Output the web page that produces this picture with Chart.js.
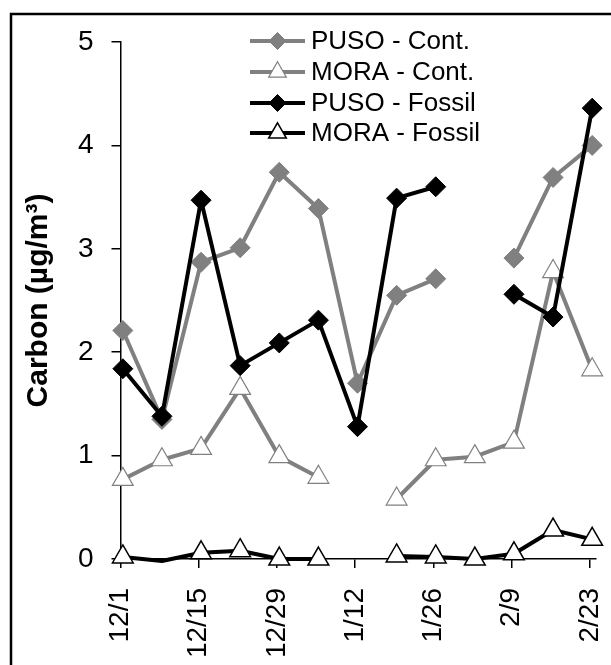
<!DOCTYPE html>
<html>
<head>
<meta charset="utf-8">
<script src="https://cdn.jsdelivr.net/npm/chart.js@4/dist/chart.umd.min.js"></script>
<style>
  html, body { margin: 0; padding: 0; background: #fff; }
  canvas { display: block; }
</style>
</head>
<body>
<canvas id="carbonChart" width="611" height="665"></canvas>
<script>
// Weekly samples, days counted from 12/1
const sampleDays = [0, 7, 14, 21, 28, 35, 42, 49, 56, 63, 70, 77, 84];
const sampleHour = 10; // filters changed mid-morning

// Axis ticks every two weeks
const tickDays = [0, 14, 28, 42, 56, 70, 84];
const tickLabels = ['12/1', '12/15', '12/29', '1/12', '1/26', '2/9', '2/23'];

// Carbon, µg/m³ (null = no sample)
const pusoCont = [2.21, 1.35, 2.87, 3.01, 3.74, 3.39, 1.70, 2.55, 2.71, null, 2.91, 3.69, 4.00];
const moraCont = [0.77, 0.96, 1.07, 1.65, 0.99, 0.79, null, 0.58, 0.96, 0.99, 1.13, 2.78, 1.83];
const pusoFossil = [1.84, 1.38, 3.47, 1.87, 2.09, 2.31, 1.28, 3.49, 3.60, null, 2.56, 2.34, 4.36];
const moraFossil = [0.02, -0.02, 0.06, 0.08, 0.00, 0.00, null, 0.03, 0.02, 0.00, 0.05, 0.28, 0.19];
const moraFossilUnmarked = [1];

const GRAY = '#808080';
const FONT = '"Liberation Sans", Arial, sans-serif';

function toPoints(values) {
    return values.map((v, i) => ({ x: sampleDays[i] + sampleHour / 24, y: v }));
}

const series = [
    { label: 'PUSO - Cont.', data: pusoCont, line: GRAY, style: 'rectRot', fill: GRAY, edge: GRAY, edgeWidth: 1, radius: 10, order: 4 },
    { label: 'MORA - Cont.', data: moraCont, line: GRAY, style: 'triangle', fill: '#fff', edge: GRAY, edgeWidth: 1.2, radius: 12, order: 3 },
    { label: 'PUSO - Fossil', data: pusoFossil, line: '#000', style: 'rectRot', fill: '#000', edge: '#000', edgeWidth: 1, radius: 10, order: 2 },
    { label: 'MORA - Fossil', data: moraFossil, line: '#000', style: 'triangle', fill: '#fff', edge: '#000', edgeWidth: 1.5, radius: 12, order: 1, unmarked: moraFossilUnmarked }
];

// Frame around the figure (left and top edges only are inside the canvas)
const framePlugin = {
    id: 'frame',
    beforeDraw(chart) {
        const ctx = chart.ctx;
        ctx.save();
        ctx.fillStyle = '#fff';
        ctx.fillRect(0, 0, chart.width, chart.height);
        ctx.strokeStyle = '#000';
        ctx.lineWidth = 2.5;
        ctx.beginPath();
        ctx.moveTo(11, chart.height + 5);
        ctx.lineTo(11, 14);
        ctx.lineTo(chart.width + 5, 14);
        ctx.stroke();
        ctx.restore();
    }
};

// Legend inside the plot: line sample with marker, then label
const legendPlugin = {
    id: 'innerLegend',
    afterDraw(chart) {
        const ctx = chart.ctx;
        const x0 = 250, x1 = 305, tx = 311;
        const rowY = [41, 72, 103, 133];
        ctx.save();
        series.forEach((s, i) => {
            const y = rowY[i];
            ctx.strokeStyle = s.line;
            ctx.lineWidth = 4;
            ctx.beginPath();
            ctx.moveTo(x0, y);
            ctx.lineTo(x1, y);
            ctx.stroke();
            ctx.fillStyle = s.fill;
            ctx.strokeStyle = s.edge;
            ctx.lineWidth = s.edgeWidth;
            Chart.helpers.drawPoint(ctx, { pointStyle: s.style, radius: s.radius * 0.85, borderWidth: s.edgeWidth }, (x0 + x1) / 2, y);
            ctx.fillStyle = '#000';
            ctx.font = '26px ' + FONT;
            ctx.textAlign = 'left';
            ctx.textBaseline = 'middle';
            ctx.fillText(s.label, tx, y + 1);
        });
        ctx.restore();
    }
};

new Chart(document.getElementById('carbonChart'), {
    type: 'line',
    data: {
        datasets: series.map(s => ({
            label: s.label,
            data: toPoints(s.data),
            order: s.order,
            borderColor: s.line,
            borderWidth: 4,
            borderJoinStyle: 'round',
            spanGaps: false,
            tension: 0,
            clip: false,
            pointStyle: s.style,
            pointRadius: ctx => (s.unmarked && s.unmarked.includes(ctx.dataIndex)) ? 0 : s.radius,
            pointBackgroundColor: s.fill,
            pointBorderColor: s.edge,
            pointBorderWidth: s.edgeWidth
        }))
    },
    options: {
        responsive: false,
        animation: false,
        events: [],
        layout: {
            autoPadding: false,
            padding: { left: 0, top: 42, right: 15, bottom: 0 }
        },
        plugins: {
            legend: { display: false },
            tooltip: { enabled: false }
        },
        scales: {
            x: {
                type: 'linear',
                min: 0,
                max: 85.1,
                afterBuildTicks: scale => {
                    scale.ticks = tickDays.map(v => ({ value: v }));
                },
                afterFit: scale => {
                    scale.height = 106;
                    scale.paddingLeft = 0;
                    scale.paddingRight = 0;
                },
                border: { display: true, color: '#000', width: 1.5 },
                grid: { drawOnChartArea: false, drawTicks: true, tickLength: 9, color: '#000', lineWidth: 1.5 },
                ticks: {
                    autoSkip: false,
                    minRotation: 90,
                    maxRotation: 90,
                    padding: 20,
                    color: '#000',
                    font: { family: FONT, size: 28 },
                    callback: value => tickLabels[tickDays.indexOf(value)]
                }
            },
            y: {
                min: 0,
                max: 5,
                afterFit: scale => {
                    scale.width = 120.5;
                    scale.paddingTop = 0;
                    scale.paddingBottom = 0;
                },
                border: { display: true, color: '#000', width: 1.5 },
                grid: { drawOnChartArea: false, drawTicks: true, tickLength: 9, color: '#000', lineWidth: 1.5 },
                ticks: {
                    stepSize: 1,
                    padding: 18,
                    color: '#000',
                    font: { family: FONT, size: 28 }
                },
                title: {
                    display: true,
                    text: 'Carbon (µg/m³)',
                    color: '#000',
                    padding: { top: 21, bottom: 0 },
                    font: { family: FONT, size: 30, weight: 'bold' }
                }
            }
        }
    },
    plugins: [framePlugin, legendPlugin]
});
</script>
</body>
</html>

*Task prompt*: All lines in the data that contain the word "with" should be copied.

*Response to this exercise*:
Output the web page that produces this picture with Chart.js.
// Legend inside the plot: line sample with marker, then label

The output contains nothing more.